The reasons: Sunday shopping, Sunday sporting fixtures, all-day pub opening and, of course, a general decline of interest in organised Christianity, which is also slashing numbers at Anglican and Roman Catholic churches.

For the Rev Hamer Savage, a Methodist minister for almost 40 years, and his deaconess wife, Rita, all these problems apply at their two churches in Keighley, near Bradford.

"Yes, the ordinary pressures of a changing Sunday have affected us quite badly," Mr Savage said.

"For instance, we have two regular worshippers who are managers of Co- op stores and they now have to work on Sundays and cannot attend.

"We also have two other couples whose sons play soccer on a Sunday morning and the parents - like nearly all parents these days - have to act as chauffeurs. One cannot be driving one's children around the countryside and attending chapel at the same time."

But there are extra pressuresfor the Savages. "We have problems which are perhaps peculiar to this area,'' Mr Savage said. Like all Northern textile and engineering towns, Keighley has been savaged by the decline of traditional industry. To get work, the young have to move away - and many of them come from Methodist homes.

They have been replaced by a very large immigrant population, mostly Asian, and when its members worship they go to the mosque - "although we are very pleased that the Asian religious leaders did attend a special ecumenical ceremony recently," said Mr Savage, who is 66 and due to retire next year.

When he started preaching at Crewe, Cheshire, in 1967, he would have congregations of some 150 or so in his bigger churches.
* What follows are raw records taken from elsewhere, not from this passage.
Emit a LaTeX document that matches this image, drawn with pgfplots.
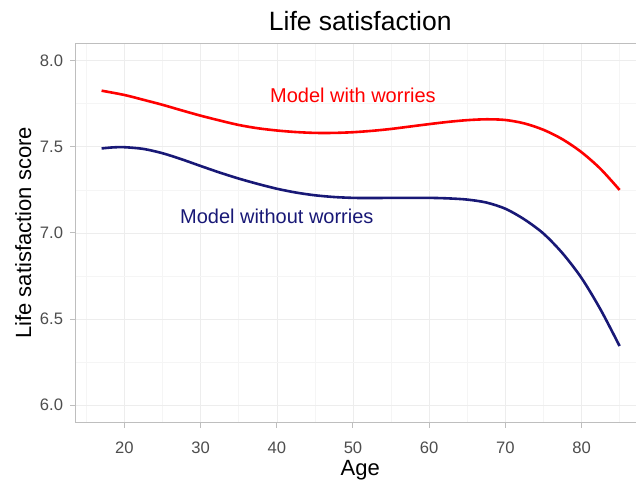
\documentclass[border=0pt]{standalone}
\usepackage{pgfplots}
\pgfplotsset{compat=1.18}
\usepackage{fontspec}
\setmainfont{Liberation Sans}

\definecolor{withw}{RGB}{255,0,0}
\definecolor{withoutw}{RGB}{24,24,118}
\definecolor{ticklab}{RGB}{77,77,77}
\definecolor{panelline}{RGB}{190,190,190}

\begin{document}
\begin{tikzpicture}
\path[use as bounding box] (0,0) rectangle (636bp,482bp);
\begin{axis}[
    at={(75.7bp,59.6bp)},
    anchor=south west,
    scale only axis,
    width=569.8bp,
    height=379.1bp,
    xmin=13.6, xmax=88.4,
    ymin=5.9, ymax=8.1,
    xtick={20,30,...,80},
    ytick={6,6.5,...,8},
    minor xtick={15,25,...,85},
    minor ytick={6.25,6.75,...,7.75},
    yticklabel style={/pgf/number format/fixed, /pgf/number format/fixed zerofill, /pgf/number format/precision=1},
    /pgf/number format/assume math mode=true,
    tick align=outside,
    xtick pos=left, ytick pos=left,
    major tick length=5.5bp,
    minor tick length=0pt,
    tick style={panelline, line width=1bp},
    axis line style={panelline, line width=1bp},
    grid=both,
    major grid style={black!7, line width=0.6bp},
    minor grid style={black!4, line width=0.5bp},
    ticklabel style={font=\fontsize{16.6bp}{19bp}\selectfont, text=ticklab},
    xticklabel style={anchor=base, inner sep=0pt, yshift=-26bp},
    yticklabel style={anchor=east, inner sep=0pt, xshift=-7bp},
    title={Life satisfaction},
    title style={at={(axis description cs:0.4994,1)}, anchor=base, yshift=7bp, inner sep=0pt, font=\fontsize{26.5bp}{30bp}\selectfont},
    xlabel={Age},
    xlabel style={at={(axis description cs:0.4994,0)}, anchor=base, yshift=-53bp, inner sep=0pt, font=\fontsize{22bp}{26bp}\selectfont},
    ylabel={Life satisfaction score},
    ylabel style={at={(axis description cs:0,0.5)}, anchor=base, rotate=0, yshift=44.7bp, inner sep=0pt, font=\fontsize{22bp}{26bp}\selectfont},
    clip=false,
]
% model with worries
\addplot[withw, line width=2.6bp, smooth, tension=0.5] coordinates {
(17,7.825) (20,7.800) (22.5,7.772) (25,7.743) (27.5,7.711) (30,7.680)
(32.5,7.652) (35,7.626) (37.5,7.607) (40,7.594) (42.5,7.585) (45,7.580)
(47.5,7.580) (50,7.584) (52.5,7.592) (55,7.603) (57.5,7.617) (60,7.631)
(62.5,7.644) (65,7.654) (67.5,7.659) (70,7.655) (72.5,7.635) (75,7.598)
(77.5,7.543) (80,7.468) (82.5,7.371) (85,7.249)
};
% model without worries
\addplot[withoutw, line width=2.6bp, smooth, tension=0.5] coordinates {
(17,7.490) (18.5,7.496) (20,7.497) (22.5,7.487) (25,7.462) (27.5,7.427)
(30,7.388) (32.5,7.350) (35,7.315) (37.5,7.284) (40,7.256) (42.5,7.234)
(45,7.218) (47.5,7.208) (50,7.203) (52.5,7.202) (55,7.203) (57.5,7.203)
(60,7.203) (62.5,7.200) (65,7.193) (67.5,7.176) (70,7.140) (72.5,7.078)
(75,6.996) (77.5,6.882) (80,6.738) (82.5,6.555) (85,6.343)
};
\node[text=withw, font=\fontsize{20bp}{24bp}\selectfont, inner sep=0pt] at (axis cs:50,7.80) {Model with worries};
\node[text=withoutw, font=\fontsize{20bp}{24bp}\selectfont, inner sep=0pt] at (axis cs:40,7.095) {Model without worries};
\end{axis}
\end{tikzpicture}
\end{document}
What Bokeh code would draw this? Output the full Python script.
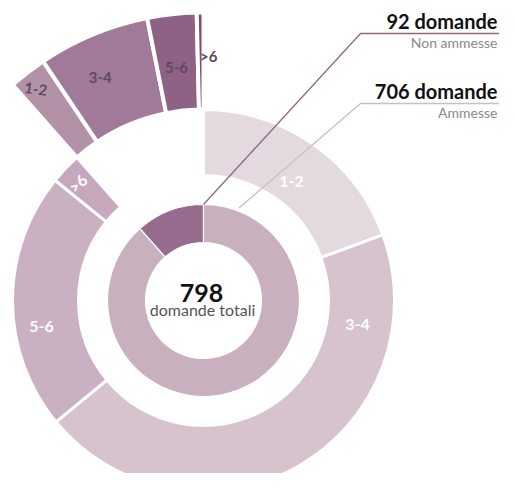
import numpy as np
from bokeh.plotting import figure
from bokeh.models import Range1d
from bokeh.core.properties import value
from bokeh.embed import file_html
from bokeh.resources import INLINE

# ---------------- data ----------------
total = 798
inner_labels = ["Non ammesse", "Ammesse"]
inner_values = [92, 706]
classes = ["1-2", "3-4", "5-6", ">6"]
ammesse_values = [155, 356, 174, 21]
non_ammesse_values = [17, 50, 22, 3]

# ---------------- style ----------------
FONT = value("Lato")
inner_colors = ["#966b8d", "#c8b0bf"]
ammesse_colors = ["#e4d9df", "#d6c3ce", "#c9b1c3", "#c5a8bd"]
non_ammesse_colors = ["#b392a9", "#a07a98", "#8e6185", "#7a4f70"]

cx, cy = 203.0, -300.0
r_inner = (58, 96)
r_main = (125, 191)
r_expl = (191, 288)
k = 2 * np.pi / total

p = figure(width=499, height=473, x_range=Range1d(0, 499), y_range=Range1d(-473, 0),
           output_backend="svg", toolbar_location=None, min_border=0)
p.axis.visible = False
p.grid.visible = False
p.outline_line_color = None
p.background_fill_color = "white"

# inner ring
a0 = np.pi / 2
inner_start = [a0, a0 + inner_values[0] * k]
inner_end = [a0 + inner_values[0] * k, a0 + 2 * np.pi]
p.annular_wedge(x=cx, y=cy, inner_radius=r_inner[0], outer_radius=r_inner[1],
                start_angle=inner_start, end_angle=inner_end,
                fill_color=inner_colors, line_color="white", line_width=1.2)

# main outer ring (ammesse), clockwise from 12 o'clock
cum = np.cumsum([0] + ammesse_values)
m_end = a0 - cum[:-1] * k
m_start = a0 - cum[1:] * k
p.annular_wedge(x=cx, y=cy, inner_radius=r_main[0], outer_radius=r_main[1],
                start_angle=m_start, end_angle=m_end,
                fill_color=ammesse_colors, line_color="white", line_width=3)

# exploded ring (non ammesse)
base = a0 + inner_values[0] * k
cum2 = np.cumsum([0] + non_ammesse_values)
e_end = base - cum2[:-1] * k
e_start = base - cum2[1:] * k
p.annular_wedge(x=cx, y=cy, inner_radius=r_expl[0], outer_radius=r_expl[1],
                start_angle=e_start, end_angle=e_end,
                fill_color=non_ammesse_colors, line_color="white", line_width=4)

# segment labels - main ring
main_lab_ang = np.deg2rad([53.5, -9, 189, 137])
main_lab_r = np.array([148, 156, 164, 172])
p.text(x=cx + main_lab_r * np.cos(main_lab_ang),
       y=cy + main_lab_r * np.sin(main_lab_ang),
       text=classes, angle=[0, 0, 0, np.deg2rad(42)],
       text_font=FONT, text_font_style="bold", text_font_size="16px",
       text_color="white", text_align="center", text_baseline="middle")

# segment labels - exploded ring
ex_lab_ang = np.deg2rad([128.4, 114.8, 96.6, 88.8])
ex_lab_r = np.array([270, 246, 235, 245])
p.text(x=cx + ex_lab_r * np.cos(ex_lab_ang),
       y=cy + ex_lab_r * np.sin(ex_lab_ang),
       text=classes, angle=[np.deg2rad(-8), 0, 0, 0],
       text_font=FONT, text_font_style="bold", text_font_size="15px",
       text_color="#5e4a5e", text_align="center", text_baseline="middle")

# centre text
p.text(x=[cx - 2], y=[cy + 8], text=[str(total)], text_font=FONT, text_font_style="bold",
       text_font_size="25px", text_color="#111111", text_align="center",
       text_baseline="alphabetic")
p.text(x=[cx - 1], y=[cy - 9], text=["domande totali"], text_font=FONT,
       text_font_size="16px", text_color="#555555", text_align="center",
       text_baseline="alphabetic")

# leader lines + right labels
ang1 = a0
ang2 = np.deg2rad(69)
p1 = (cx + r_inner[1] * np.cos(ang1), cy + r_inner[1] * np.sin(ang1))
p2 = (cx + (r_inner[1] + 3) * np.cos(ang2), cy + (r_inner[1] + 3) * np.sin(ang2))
p.line(x=[p1[0], 360, 499], y=[p1[1], -33, -33], line_color="#8a6a80", line_width=1.3)
p.line(x=[p2[0], 360, 499], y=[p2[1], -103, -103], line_color="#cbbec6", line_width=1.3)

p.text(x=[497, 497], y=[-20, -90], text=[f"{inner_values[0]} domande", f"{inner_values[1]} domande"],
       text_font=FONT, text_font_style="bold", text_font_size="20px", text_color="#111111",
       text_align="right", text_baseline="alphabetic")
p.text(x=[497, 497], y=[-42, -112], text=inner_labels,
       text_font=FONT, text_font_size="14px", text_color="#8a8a8a",
       text_align="right", text_baseline="alphabetic")

open("out.html", "w").write(file_html(p, INLINE))
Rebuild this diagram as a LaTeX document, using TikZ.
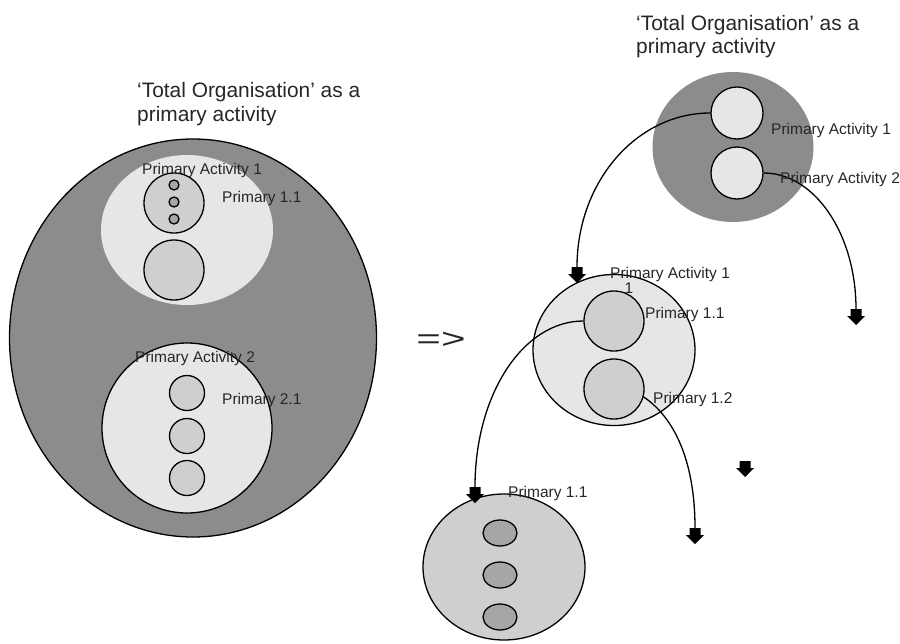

Now at the local Keighley parish church - which the Methodists share with the C of E - there will be only 50 or 60.

At his second church, in Wesley Place, Ingrow, things are worse: the former church itself has been demolished to make way for a block of council flats, and the congregation, averaging 20 to 25, holds its services in the old Sunday school.

Many attending are elderly and few youngsters are coming along to replace them. It would seem to be a pretty bleak prospect, but both Mr and Mrs Savage see signs of hope.

"There was a similar report in the 1950s saying we were about to go under and here we still are," he says good-naturedly. "But I do think we should go out and spread the word more. There is almost a feeling of being ashamed of being a Christian because it has been so unfashionable for so long.

"However, I detect a growing need among people for faith, if they can be approached in a different way, invited to come and talk about their problems in a church hall or perhaps - better still - in a private house. And we should place more emphasis on spirituality, rather than social activities, for I believe many people are crying out for spiritual comfort."

His wife, whose duties as a deaconess involve organising regular family services for parents and children, agrees. "It may well be because there are so many terrible events in modern life," Mrs Savage said, "but I am finding more and more young parents who want their children to be taught about Christianity. They need that sense of direction and purpose."

The same words may well have been used by John Wes- ley himself when he arrived in Keighley exactly 250 years ago to recruit new members to the faith. The Savages will hold a special service to commemorate that anniversary.